### OBJECTIVE
Copy each line of the entries beneath that contains the word "this".

>> begin DATA LINES

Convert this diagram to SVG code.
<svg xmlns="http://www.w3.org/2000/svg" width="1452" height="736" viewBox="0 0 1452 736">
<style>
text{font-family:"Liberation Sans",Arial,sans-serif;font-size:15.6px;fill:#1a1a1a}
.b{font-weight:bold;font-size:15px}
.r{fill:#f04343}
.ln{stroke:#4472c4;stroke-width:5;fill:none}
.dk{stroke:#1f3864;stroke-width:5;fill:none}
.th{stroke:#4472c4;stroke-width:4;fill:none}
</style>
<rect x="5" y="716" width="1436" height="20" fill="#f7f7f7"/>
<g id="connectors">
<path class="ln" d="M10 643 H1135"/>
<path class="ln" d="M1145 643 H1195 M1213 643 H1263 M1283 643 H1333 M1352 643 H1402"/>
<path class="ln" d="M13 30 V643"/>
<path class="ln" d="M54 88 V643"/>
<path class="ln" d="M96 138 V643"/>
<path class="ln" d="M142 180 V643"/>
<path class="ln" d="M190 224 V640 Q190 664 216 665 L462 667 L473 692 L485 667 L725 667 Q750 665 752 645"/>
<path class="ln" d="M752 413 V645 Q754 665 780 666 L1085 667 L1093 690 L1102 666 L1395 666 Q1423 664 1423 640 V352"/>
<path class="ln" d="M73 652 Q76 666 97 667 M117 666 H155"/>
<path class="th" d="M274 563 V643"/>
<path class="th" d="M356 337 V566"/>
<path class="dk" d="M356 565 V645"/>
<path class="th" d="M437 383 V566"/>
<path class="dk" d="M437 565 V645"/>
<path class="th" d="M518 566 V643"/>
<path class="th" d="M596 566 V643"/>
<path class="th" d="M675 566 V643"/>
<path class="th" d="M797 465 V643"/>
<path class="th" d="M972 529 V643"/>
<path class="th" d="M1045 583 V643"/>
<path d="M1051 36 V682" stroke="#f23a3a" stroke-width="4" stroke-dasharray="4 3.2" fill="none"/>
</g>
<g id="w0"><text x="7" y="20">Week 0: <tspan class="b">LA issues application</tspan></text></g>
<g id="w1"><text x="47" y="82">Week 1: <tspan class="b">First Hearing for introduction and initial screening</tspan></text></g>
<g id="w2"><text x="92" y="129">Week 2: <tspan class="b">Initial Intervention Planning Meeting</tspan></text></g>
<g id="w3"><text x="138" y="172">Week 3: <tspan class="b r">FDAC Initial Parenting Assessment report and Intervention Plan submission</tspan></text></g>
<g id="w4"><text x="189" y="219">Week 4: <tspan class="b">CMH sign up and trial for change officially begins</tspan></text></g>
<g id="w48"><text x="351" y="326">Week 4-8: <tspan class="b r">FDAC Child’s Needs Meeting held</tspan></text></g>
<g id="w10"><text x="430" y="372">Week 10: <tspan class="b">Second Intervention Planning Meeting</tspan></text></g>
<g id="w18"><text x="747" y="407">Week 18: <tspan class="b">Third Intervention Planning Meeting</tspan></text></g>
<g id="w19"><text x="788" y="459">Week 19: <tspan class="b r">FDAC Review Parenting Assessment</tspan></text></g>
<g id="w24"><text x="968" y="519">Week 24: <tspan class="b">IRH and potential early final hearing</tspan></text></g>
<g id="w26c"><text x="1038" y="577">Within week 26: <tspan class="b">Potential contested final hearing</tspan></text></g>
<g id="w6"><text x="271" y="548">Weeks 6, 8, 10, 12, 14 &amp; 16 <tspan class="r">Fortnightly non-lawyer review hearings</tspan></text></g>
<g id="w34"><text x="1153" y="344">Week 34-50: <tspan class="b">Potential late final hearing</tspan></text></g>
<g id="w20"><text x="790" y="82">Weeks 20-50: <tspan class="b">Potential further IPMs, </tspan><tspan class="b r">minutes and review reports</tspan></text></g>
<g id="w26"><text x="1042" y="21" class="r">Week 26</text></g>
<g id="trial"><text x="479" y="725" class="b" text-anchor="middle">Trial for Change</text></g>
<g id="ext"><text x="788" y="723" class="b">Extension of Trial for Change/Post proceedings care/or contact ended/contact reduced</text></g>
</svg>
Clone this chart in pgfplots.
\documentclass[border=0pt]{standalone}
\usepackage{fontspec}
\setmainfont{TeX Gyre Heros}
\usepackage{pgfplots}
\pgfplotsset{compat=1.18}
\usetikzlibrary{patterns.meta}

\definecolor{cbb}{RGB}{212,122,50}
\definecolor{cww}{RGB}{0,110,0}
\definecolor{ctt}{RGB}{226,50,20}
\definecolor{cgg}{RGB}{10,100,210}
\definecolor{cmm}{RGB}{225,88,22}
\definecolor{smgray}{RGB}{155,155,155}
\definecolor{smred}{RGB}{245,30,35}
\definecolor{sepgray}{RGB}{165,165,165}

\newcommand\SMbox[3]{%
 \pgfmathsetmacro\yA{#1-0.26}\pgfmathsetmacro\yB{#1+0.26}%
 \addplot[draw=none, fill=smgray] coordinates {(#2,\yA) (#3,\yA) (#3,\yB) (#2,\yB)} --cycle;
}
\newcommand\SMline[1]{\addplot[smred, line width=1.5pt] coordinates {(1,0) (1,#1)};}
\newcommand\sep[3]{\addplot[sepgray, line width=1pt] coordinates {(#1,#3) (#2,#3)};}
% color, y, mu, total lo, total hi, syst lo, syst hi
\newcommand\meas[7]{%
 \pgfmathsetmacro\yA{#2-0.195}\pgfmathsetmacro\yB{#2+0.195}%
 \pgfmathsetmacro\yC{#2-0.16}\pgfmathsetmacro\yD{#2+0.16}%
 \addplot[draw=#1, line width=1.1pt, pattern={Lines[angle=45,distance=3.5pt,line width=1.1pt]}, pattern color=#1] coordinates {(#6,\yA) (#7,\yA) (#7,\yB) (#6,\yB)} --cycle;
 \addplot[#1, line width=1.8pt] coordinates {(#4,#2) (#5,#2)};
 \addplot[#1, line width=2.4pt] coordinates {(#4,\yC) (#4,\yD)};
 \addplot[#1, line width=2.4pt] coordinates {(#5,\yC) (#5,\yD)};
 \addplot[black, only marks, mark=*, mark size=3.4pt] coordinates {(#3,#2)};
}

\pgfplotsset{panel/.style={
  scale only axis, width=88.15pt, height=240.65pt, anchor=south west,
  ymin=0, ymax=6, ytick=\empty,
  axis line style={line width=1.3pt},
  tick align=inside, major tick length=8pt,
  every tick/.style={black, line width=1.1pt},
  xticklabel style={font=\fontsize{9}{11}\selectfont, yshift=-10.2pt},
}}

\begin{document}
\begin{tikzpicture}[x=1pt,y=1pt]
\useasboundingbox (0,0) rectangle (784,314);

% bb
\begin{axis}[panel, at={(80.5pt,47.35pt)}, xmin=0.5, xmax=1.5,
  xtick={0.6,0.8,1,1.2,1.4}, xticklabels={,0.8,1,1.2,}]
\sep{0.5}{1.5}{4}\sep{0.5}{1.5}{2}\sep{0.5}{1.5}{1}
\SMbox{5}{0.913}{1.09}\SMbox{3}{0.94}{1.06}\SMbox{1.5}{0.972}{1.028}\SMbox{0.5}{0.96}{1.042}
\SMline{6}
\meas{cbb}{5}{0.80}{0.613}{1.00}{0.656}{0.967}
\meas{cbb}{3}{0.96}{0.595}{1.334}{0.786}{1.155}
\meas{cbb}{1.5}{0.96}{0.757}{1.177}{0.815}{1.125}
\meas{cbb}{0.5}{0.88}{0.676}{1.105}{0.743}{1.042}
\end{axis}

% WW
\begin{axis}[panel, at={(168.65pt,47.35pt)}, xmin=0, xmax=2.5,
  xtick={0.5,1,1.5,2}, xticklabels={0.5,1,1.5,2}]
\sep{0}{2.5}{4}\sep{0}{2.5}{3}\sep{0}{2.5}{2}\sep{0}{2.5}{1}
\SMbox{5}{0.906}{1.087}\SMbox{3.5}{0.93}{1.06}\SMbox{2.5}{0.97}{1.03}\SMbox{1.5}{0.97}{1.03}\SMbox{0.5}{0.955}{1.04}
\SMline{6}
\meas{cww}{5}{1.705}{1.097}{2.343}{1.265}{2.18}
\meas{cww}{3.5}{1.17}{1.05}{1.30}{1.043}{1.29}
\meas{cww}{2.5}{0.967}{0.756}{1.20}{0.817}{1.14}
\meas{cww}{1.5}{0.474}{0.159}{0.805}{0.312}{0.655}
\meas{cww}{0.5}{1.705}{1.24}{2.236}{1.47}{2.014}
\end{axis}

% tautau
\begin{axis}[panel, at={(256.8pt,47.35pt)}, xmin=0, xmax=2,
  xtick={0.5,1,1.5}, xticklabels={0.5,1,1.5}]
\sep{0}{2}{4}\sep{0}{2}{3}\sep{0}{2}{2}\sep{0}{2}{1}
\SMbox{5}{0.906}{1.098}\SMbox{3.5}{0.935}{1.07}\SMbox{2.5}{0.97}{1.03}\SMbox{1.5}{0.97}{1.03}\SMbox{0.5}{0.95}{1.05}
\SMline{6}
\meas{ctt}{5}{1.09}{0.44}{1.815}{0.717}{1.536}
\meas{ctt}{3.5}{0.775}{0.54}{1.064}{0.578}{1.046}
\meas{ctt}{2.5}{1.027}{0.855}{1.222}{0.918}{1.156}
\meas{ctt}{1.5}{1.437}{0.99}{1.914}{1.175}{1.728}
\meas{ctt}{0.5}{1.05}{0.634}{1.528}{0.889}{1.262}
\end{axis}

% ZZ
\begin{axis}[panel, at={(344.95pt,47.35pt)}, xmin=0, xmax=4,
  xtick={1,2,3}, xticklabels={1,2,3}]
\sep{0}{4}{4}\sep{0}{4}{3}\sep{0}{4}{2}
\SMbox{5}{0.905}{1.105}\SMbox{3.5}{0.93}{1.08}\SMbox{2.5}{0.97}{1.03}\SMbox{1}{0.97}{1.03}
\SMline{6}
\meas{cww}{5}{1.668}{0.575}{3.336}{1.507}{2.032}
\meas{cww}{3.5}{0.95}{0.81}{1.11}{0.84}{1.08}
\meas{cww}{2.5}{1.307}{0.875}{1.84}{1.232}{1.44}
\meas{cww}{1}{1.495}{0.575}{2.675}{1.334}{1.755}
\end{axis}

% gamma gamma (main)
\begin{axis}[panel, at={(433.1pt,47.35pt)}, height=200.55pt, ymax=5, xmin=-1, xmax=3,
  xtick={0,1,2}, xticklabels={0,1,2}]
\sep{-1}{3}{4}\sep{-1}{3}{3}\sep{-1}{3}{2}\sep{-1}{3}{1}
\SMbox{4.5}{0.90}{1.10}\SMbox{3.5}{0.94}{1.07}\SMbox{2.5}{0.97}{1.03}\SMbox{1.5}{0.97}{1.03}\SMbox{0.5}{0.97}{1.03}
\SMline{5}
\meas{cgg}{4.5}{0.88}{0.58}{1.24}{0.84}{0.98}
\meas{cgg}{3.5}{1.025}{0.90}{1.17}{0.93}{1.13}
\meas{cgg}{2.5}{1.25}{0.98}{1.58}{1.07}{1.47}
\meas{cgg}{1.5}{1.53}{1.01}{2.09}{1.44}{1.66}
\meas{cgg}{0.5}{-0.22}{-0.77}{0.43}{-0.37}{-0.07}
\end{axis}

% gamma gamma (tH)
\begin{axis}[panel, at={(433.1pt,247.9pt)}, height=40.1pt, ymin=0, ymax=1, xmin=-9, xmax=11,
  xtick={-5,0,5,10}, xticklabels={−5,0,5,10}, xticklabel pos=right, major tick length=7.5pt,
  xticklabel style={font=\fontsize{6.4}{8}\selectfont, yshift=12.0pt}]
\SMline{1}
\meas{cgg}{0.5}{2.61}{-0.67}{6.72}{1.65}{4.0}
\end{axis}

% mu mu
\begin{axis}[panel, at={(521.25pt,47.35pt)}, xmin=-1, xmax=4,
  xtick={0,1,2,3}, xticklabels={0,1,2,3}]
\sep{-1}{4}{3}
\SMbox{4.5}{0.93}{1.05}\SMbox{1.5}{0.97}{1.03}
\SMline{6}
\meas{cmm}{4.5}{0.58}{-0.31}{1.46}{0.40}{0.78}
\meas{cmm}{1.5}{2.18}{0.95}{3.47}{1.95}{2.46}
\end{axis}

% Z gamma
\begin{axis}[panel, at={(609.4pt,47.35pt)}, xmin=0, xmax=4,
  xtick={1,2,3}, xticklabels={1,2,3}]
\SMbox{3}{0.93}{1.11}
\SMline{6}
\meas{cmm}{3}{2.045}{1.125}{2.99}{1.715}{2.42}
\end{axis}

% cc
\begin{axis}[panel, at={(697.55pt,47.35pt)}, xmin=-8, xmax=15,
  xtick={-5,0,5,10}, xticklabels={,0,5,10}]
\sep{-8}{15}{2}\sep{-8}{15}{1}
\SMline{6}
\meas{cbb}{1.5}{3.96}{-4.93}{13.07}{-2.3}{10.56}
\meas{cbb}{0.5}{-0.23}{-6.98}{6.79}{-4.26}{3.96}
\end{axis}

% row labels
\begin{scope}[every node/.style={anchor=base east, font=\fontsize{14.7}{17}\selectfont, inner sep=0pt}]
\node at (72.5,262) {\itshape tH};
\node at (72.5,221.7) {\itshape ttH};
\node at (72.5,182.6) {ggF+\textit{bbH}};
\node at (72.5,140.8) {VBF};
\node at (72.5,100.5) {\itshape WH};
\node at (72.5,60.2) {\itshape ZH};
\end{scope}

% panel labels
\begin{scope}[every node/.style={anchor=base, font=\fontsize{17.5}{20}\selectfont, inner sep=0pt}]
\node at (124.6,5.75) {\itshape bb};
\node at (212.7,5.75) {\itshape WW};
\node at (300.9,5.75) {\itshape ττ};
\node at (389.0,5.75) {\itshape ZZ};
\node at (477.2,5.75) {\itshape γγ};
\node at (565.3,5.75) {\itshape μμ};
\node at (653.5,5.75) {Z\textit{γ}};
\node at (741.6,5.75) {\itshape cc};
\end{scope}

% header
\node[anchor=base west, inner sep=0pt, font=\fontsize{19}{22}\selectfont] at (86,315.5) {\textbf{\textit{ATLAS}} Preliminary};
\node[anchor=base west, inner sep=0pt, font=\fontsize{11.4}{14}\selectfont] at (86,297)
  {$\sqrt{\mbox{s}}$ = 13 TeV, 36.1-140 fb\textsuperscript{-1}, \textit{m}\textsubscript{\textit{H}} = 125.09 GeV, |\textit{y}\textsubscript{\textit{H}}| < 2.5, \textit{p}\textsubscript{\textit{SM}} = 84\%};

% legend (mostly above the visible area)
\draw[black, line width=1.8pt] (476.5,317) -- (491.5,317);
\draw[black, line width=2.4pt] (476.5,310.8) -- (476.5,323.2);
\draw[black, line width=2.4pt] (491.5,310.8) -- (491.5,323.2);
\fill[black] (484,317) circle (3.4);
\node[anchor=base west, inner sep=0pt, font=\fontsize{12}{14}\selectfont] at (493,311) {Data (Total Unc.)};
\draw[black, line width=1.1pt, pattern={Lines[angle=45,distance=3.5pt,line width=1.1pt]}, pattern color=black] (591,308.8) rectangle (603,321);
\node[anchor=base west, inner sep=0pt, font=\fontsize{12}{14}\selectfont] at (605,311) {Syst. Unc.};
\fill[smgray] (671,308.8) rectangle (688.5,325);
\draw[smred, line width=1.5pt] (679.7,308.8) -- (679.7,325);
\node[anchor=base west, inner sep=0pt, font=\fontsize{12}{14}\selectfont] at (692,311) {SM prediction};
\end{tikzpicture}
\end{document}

>> end DATA LINES

### REPLY TO THE EXERCISE
Convert this diagram to SVG code.
Clone this chart in pgfplots.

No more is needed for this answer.